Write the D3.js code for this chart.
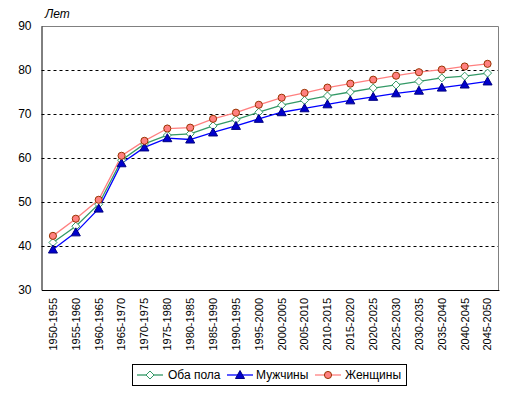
<!DOCTYPE html>
<html>
<head>
<meta charset="utf-8">
<script src="https://cdn.jsdelivr.net/npm/d3@7"></script>
<style>
  body { margin: 0; background: #fff; }
  svg { font-family: "Liberation Sans", Arial, sans-serif; }
</style>
</head>
<body>
<div class="canvas"></div>
<script>
const periods = ['1950-1955', '1955-1960', '1960-1965', '1965-1970', '1970-1975', '1975-1980',
    '1980-1985', '1985-1990', '1990-1995', '1995-2000', '2000-2005', '2005-2010', '2010-2015',
    '2015-2020', '2020-2025', '2025-2030', '2030-2035', '2035-2040', '2040-2045', '2045-2050'];
const both = [40.8, 44.5, 49.5, 59.5, 63.2, 65.2, 65.5, 67.3, 68.7, 70.4, 72.0, 73.1, 74.1, 75.0,
    75.9, 76.6, 77.4, 78.2, 78.6, 79.3];
const men = [39.2, 43.1, 48.5, 58.8, 62.4, 64.5, 64.2, 65.8, 67.3, 68.9, 70.4, 71.3, 72.2, 73.1,
    73.9, 74.7, 75.3, 76.0, 76.7, 77.4];
const women = [42.3, 46.2, 50.5, 60.5, 63.9, 66.7, 66.9, 68.9, 70.3, 72.1, 73.7, 74.8, 76.0, 76.9,
    77.8, 78.7, 79.5, 80.1, 80.8, 81.4];
const yTicks = [30, 40, 50, 60, 70, 80, 90];

const margin = { top: 26, right: 15, bottom: 104, left: 41.5 };
const width = 514, height = 394;
const graphWidth = 499 - margin.left;
const graphHeight = 290 - margin.top;

const svg = d3.select('.canvas')
    .append('svg')
    .attr('width', width)
    .attr('height', height)
;

const graph = svg.append('g')
    .attr('transform', `translate(${margin.left}, ${margin.top})`)
;

// scales
const x = d3.scaleBand().domain(periods).range([ 0, graphWidth ]);
const y = d3.scaleLinear().domain([ 30, 90 ]).range([ graphHeight, 0 ]);
const cx = d => x(d) + x.bandwidth() / 2;

// gridlines
graph.selectAll('.grid')
    .data(yTicks.filter(v => v > 30 && v < 90))
    .enter().append('line')
        .attr('x1', 0).attr('x2', graphWidth)
        .attr('y1', v => Math.round(y(v)) + 0.5).attr('y2', v => Math.round(y(v)) + 0.5)
        .attr('stroke', '#000')
        .attr('stroke-dasharray', '3,3')
;

// top & right border
graph.append('path')
    .attr('d', `M0,0.5H${graphWidth - 0.5}V${graphHeight}`)
    .attr('fill', 'none')
    .attr('stroke', '#808080')
;

// axes
const yAxis = d3.axisLeft(y).tickValues(yTicks).tickSize(0).tickPadding(10);
const yAxisGroup = graph.append('g').call(yAxis);
yAxisGroup.select('.domain').attr('stroke', '#000');
yAxisGroup.selectAll('text')
    .attr('font-size', 12)
    .attr('font-family', '"Liberation Sans", Arial, sans-serif')
    .attr('fill', '#000')
;

const xAxis = d3.axisBottom(x).tickSize(0).tickPadding(7);
const xAxisGroup = graph.append('g')
    .attr('transform', `translate(0, ${graphHeight})`)
    .call(xAxis)
;
xAxisGroup.select('.domain').attr('stroke', '#000');
xAxisGroup.selectAll('text')
    .attr('font-size', 11)
    .attr('font-family', '"Liberation Sans", Arial, sans-serif')
    .attr('fill', '#000')
    .attr('transform', 'rotate(-90)')
    .attr('text-anchor', 'end')
    .attr('dy', '0.35em')
    .attr('x', -8)
    .attr('y', 0)
;

svg.append('text')
    .attr('x', 45)
    .attr('y', 18)
    .attr('font-size', 12)
    .attr('font-style', 'italic')
    .text('Лет')
;

// series
const series = [
    { name: 'Оба пола', values: both, color: '#339966', marker: 'diamond', fill: '#fff', edge: '#339966' },
    { name: 'Мужчины', values: men, color: '#0000ff', marker: 'triangle', fill: '#0000cc', edge: '#000080' },
    { name: 'Женщины', values: women, color: '#ff8080', marker: 'circle', fill: '#ff8080', edge: '#993300' }
];

const markerPath = (type) => {
    if (type === 'diamond') return 'M0,-4L4,0L0,4L-4,0Z';
    if (type === 'triangle') return 'M0,-4.5L4.5,3.5L-4.5,3.5Z';
    return d3.symbol(d3.symbolCircle, 40)();
};

const line = d3.line()
    .x((d, i) => cx(periods[i]))
    .y(d => y(d))
;

series.forEach(s => {
    graph.append('path')
        .datum(s.values)
        .attr('fill', 'none')
        .attr('stroke', s.color)
        .attr('stroke-width', 1.3)
        .attr('d', line)
    ;
});
series.forEach(s => {
    graph.selectAll(null)
        .data(s.values)
        .enter().append('path')
            .attr('transform', (d, i) => `translate(${cx(periods[i])}, ${y(d)})`)
            .attr('d', markerPath(s.marker))
            .attr('fill', s.fill)
            .attr('stroke', s.edge)
            .attr('stroke-width', 1)
    ;
});

// legend
const legend = svg.append('g');
legend.append('rect')
    .attr('x', 132.5).attr('y', 364.5)
    .attr('width', 274).attr('height', 21)
    .attr('fill', '#fff')
    .attr('stroke', '#000')
;
const legendX = [137, 227, 315];
series.forEach((s, i) => {
    const g = legend.append('g').attr('transform', `translate(${legendX[i]}, 375)`);
    g.append('line')
        .attr('x1', 0).attr('x2', 26)
        .attr('stroke', s.color)
        .attr('stroke-width', 1.3)
    ;
    g.append('path')
        .attr('transform', 'translate(13, 0)')
        .attr('d', markerPath(s.marker))
        .attr('fill', s.fill)
        .attr('stroke', s.edge)
    ;
    g.append('text')
        .attr('x', i === 0 ? 31 : (i === 1 ? 29 : 30))
        .attr('dy', '0.35em')
        .attr('font-size', 12)
        .text(s.name)
    ;
});
</script>
</body>
</html>
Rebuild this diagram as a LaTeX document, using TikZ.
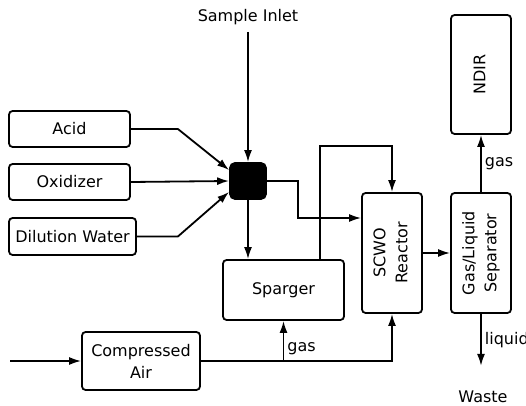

:::::

Stated exercise:
Pick out the lines above that hold the string "this" and show them.

Exercise answer:
Write the D3.js code for this chart.
Rebuild this diagram as a LaTeX document, using TikZ.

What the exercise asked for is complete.